I am a new teacher. I retired last July as a Chief Master Sergeant from the United States Air Force after 25 years of service. Six months later I find myself teaching English in a ninth grade classroom on the edge of city of almost 2 million people.
This is my first entry.
Alas, I am now just starting my third week as a public educator. I have 250+ 14 and 15-year old students of varying ability, some barely write at the fifth grade level. Much of my time has been spent counseling students and calling parents in an effort to get my classes under control. I inherited one class in particular with students who were fond of ripping dictionaries to pieces and throwing their pages around the classroom. I am pleased to report that I have moved them above that behavior, at least in my room. All of my classes started this school year with a new teacher who threw her keys at the principal before the end of the last semester and then they suffered under a series of substitutes and are thus behind in both their academic ability and their general civility.
I am starting a review of standard English conventions coupled with an autobiographical writing project as well as beginning a novel unit in order to build their ability to read actively and critically and to develop their sense of place within the context of the written word. All of this goes toward meeting state content standards and getting them ready for the state interim ability testing taking place in seven weeks.

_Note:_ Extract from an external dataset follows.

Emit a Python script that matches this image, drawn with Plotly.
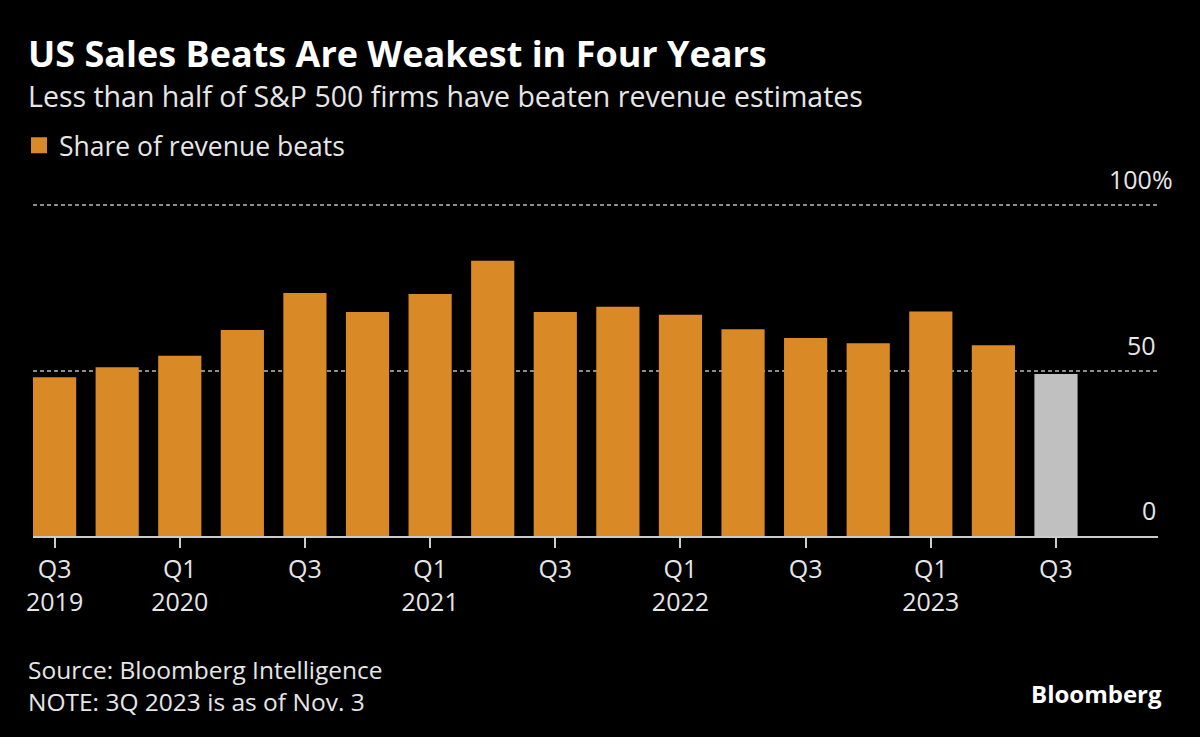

I am surviving day to day and look forward to knowing exactly what I will be doing in the classroom a week ahead of time. It is a modest dream to those outside the profession but to those who have ever been first-year teachers it has a familiarity that brings knowing nods. I have other, less modest goals as well: start a quarterly literary journal of student work, develop connections with other secondary schools around the globe, and build culture of excellence in my classroom.
The ground here is fertile, I just need time to plant.
1 comment:
Sounds daunting but impressive. However, if anyone can do it, the Kurt I first met in 1981 certainly could - and I'm confident you're even more able now.
I'd love to sit in on one of your classes... but guess I'm a tad too old and too far away!!